Cabin opening draws big crowd

Zane Grey fans and history buffs lined up during the grand opening ceremonies Oct. 16 of the writer's replicated cabin in Green Valley Park. Visitors waited for hours to view the cabin's interior.

November

Man-caused blaze destroys more forest

The Promontory Fire, which has burned hundreds of acres near Christopher Creek, continues to burn in a densely forested area of the Rim. Fire officials said a hunter caused the blaze.

Suspected drug dealer caught

Police apprehend Kevin Thomas Krauss, suspected of dealing methamphetamine to juvenile girls in Payson and Pine, after a routine traffic stop. Krauss had eluded officers for six weeks.

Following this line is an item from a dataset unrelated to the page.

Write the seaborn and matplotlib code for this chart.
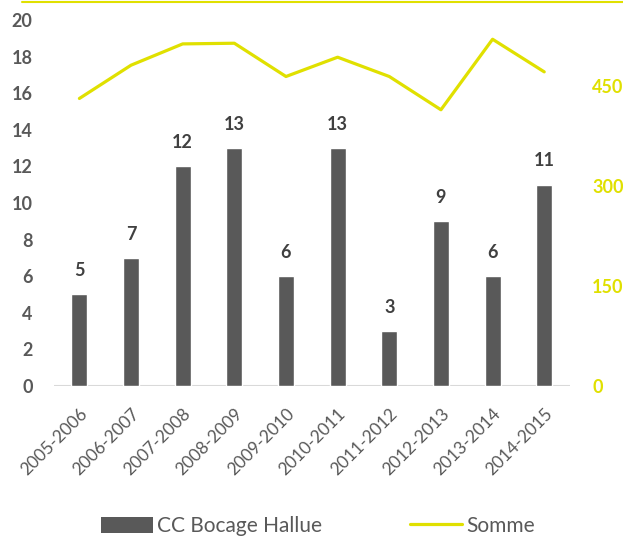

Youngsters quilt with love

Kindergartners from Payson Elementary School created a quilt for former PES student, Brian Langeliers, now a Marine serving in Afghanistan.

Plane crash below the Rim

Pilot Brian Rutkowski survives plane crash after his single-engine plane slammed into an area in Tonto National Forest, just northeast of Payson. Rutkowski said the aircraft sputtered and stalled, losing pressure and altitude, and striking trees before impact.

A new town in Rim Country

Diamond Star's first administration is sworn in after the Gila County Board of Supervisors voted unanimously Nov. 1 to approve the town east of Payson. The new council includes William Heath, Mayor Ronnie McDaniel, Chuck Heron, Mary Ann Kotelnicki, Ted Pettet, Art Lloyd and Vice Mayor Randy White.

December

Construction drives economy

Payson's construction industry drives the late-year economy. Nineteen percent of the sales tax collected in Payson is derived from the building industry.

Suit filed against new town

Longtime Payson residents George Randall and Roy Haught, developing firm Terra Star Valley 40 and other parties, filed a lawsuit against Diamond Star, challenging the municipality's rights to incorporate.